At the end of 2001, a plan was finally put in motion to keep back the high waters. A project called MOSE (an acronym for Experimental Electromechanical Module in Italian, but also an allusion to Moses) involves the construction of 78 steel gates, hinged at the bottom, installed along the sea floor at the three inlets to the lagoon. The gates, which are hollow and normally filled with water, measure 20 meters wide, 3.6 meters deep, and 20 to 30 meters high. When water levels appear to be rising dangerously high, compressed air will be pumped into the gates, causing the ends to float up to (and slightly above) the surface. In effect, they will form a dynamic dam that will appear only when needed. The gates will be tall enough to hold back water quite a bit deeper than the 1966 flood.

Although construction has been underway for quite a few years and significant progress has occurred, there are still numerous problems ahead, and the completion date has been delayed repeatedly. One issue is the 5.5 billion euro (and counting) cost, and more specifically the vast portion of that sum that has disappeared due to corruption. There are also significant environmental concerns; the project was vigorously opposed by numerous environmental groups. Among their concerns is that any interference with normal tides will increase the levels of toxic chemicals such as mercury in the waters of Venice, seriously threatening both marine life and the health of people who consume the local fish. There are also basic worries about health and sanitation. Venice has no sewer system; household waste flows into the canals and is washed out into the ocean twice a day with the tides.
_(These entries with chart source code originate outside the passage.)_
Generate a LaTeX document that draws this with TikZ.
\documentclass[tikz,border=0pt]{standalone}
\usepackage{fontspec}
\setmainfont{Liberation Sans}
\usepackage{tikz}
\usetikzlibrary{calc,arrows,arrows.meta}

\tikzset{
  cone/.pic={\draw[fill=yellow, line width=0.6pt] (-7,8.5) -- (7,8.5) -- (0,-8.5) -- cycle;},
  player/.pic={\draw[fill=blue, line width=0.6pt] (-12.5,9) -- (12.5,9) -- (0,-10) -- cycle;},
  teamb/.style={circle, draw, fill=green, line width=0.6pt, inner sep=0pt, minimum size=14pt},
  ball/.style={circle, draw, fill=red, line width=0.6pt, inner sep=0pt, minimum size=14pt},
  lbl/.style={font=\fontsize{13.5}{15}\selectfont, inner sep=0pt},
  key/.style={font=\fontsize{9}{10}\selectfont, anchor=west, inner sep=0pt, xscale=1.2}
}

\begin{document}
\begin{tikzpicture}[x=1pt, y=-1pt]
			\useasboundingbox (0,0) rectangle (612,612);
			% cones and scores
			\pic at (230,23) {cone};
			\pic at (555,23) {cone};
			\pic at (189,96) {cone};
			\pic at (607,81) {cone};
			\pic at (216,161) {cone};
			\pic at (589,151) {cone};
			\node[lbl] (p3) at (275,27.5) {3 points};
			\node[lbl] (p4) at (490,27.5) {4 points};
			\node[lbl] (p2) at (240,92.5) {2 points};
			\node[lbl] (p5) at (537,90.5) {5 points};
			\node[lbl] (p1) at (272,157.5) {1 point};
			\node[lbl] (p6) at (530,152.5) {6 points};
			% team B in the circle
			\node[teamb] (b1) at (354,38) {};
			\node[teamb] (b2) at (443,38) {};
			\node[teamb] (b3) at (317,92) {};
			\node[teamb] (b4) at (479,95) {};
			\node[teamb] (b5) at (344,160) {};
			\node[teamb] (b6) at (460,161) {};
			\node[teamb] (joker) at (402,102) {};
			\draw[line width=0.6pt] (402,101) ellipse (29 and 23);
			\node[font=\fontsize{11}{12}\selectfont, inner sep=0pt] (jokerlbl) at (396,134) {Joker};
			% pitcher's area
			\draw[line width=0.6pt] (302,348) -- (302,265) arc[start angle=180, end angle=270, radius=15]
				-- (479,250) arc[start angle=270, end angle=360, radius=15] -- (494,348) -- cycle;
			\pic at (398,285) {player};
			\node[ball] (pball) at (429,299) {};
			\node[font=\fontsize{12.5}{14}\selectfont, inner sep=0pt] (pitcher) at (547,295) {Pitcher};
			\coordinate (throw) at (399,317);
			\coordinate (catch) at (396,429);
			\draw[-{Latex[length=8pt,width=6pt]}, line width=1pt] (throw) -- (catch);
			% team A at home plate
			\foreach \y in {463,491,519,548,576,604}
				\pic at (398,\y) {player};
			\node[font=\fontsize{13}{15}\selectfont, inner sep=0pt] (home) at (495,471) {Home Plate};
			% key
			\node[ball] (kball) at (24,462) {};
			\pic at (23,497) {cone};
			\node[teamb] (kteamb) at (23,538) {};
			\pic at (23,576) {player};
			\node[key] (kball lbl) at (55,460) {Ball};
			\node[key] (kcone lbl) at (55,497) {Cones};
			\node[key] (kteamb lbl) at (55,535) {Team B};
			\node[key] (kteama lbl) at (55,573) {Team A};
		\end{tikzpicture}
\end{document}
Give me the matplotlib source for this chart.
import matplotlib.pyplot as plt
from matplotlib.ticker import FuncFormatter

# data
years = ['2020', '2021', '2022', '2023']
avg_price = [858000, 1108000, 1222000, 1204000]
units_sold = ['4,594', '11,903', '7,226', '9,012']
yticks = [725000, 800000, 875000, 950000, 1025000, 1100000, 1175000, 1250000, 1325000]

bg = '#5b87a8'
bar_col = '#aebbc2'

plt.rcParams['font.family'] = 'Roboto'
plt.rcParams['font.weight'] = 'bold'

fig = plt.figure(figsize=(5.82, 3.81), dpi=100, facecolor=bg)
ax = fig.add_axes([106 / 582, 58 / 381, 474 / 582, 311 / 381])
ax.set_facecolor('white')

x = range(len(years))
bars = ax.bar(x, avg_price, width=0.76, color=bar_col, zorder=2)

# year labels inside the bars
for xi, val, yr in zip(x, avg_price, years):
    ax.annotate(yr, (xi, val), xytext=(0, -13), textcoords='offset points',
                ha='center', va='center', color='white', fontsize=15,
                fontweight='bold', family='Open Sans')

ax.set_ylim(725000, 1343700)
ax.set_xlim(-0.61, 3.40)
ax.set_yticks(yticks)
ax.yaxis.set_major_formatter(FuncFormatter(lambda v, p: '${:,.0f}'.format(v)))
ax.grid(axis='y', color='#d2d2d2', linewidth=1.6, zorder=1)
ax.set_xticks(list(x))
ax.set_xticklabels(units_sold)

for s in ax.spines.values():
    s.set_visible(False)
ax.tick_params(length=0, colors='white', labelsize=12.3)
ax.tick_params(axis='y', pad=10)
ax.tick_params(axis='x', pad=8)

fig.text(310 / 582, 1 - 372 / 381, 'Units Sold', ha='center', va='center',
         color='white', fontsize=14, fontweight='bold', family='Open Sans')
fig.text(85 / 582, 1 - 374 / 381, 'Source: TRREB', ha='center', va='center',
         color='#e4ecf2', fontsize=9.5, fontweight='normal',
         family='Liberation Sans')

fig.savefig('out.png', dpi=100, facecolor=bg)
No one is certain quite what effect the gates will have on the city’s natural waste treatment system.

An Uncertain Future

Under the most optimistic prediction, Project Moses will be fully operational by 2022, but given the city’s history of delays, few expect it to be finished that soon. And even if it works perfectly, it is not a complete or final solution. The city will continue to sink and the water level will continue to rise. Sooner or later, the gates will no longer be able to protect the city from deterioration.

In the meantime, Venice faces an uncertain and paradoxical existence. While tourism increases to record levels, the population of the city itself has plummeted. The historic old part of the city had about 184,000 residents in 1950; today, there are fewer than 55,000. A shocking percentage of Venice’s glorious old buildings stand vacant as owners move to more stable surroundings, yet real estate prices remain astronomically high, discouraging an influx of new residents. With no one to renovate and maintain the buildings, they will fall apart faster; but the more the city deteriorates, the fewer people are willing to live there and do anything about it. Project Moses may keep the floods out, but will it enable Venice to keep its head above water?